We are asked to turn back to Psalm 68:5-10 for week 3 day 5, only we’re going to use another study technique.
- “Today you’ll use a dictionary and thesaurus to enrich your understanding. Reread this passage and sum it up in one sentence.”
God is the ultimate example of someone taking care of those He loves, dealing consequences when they are needed.
- Jen had us choose one word from a list of different words found in the passage. I was to consider it as I journaled, and then “apply it to the verse and context of [the] passage.” I’m to let the Spirit help me broaden my insight into what’s there and go beyond what is obviously there.
The word I chose was defender. Here is what Jen has in the book, which she found on www.dictionary.com:
“defender [of widows] (verse 5, NIV): 1. a person who cares for persons or property 2. a fighter who holds out against attack”
Defender. How many of us actually have a defender that would be willing to come to our aid no matter what happens here on this earth? That should be a simple, yet easy answer to give. Yet, for so many, it’s not because they don’t know Jesus as their personal Savior.
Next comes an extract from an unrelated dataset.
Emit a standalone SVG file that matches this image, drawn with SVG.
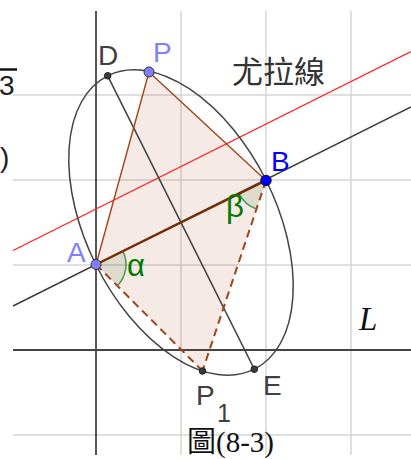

When we are happy and everything is going well, so many Believers take for granted that our lives are as they are because of Him. However, if adversity, hard times, come along in any form and in any degree of intensity, we immediately call out to our Heavenly Father. We start to question why. Even through our lowest moments, God never leaves us. No matter how we might think, act, or feel, God never turns away. He protects us. He is the ultimate defender of the weak.
Would we prefer to always have an easier life? Absolutely, but the reality is just not so. Hard times will come whether we want them to or not. The thing to remember is God is the consummate Defender. He will do everything to protect and take care of ALL His children.
- Now we are to pick from a list of synonyms or antonyms that Jen found on www.thesaurus.com and apply them to the passage as well. What do I see? What is the Spirit showing me here?
“lonely (verse 6, NIV): abandoned, apart, comfortless, companionless, destitute, empty, isolated, outcast, rejected, unattended, uncherished.”
Here recently I’ve been feeling lonely. Am I truly alone? No. First, the logical side of my brain knows I’m not. I have God. Keith is here. We’ve been married over 21 years. Athena is here. While she may not have been born our daughter, over four years ago she came to live with us and has become one. I have people at church. Family far away. Those who’ve known me for years. Lots of people who care. Above all is God who’s always there right beside me. I am blessed.
However, my feelings are still there, whether legitimate or not. Here recently I tend to feel lonely, like I’m going through so much alone.
This is straight out a LIE. This is Satan using my grief for Mari and how Athena got so sick against me. Yet, in the moment when I’m at my worst, Satan creeps in, slithers toward me, telling me his lies. He wants me to believe I’m lonely.
Look at everyone who’s in my life who loves and cares about me and what happens around me. If I have a prayer request, I already know there are tons of people ready to pray. It’s like I have my own personal prayer chain to where I can knock on a door and the first one answer and it continues down the line. It’s like it’s never-ending. If I have this how could I ever be alone? Can I say rhetorical question.
Above all this, and the most important of all is that God has never once left my side. He’s an ever-present part of my life. For that I will always be grateful.
Again, the word “blessed” comes to mind. It means “2. worthy of adoration, 3. fortunate.”
I look at the words “worthy of adoration” and “fortunate” and I don’t see myself as either. Again, this is my feelings. I believe in God’s eyes, how He see me, that I am. I wish I could see this for myself.
Fortunate. In no way do I feel this way. Yet, I know to be a child of God that I am. My heart is open to His message. I do the best I can and God then adds what is needed to my humanness. It’s through Him I am where I am today as well as being who I am. Now that is blessed.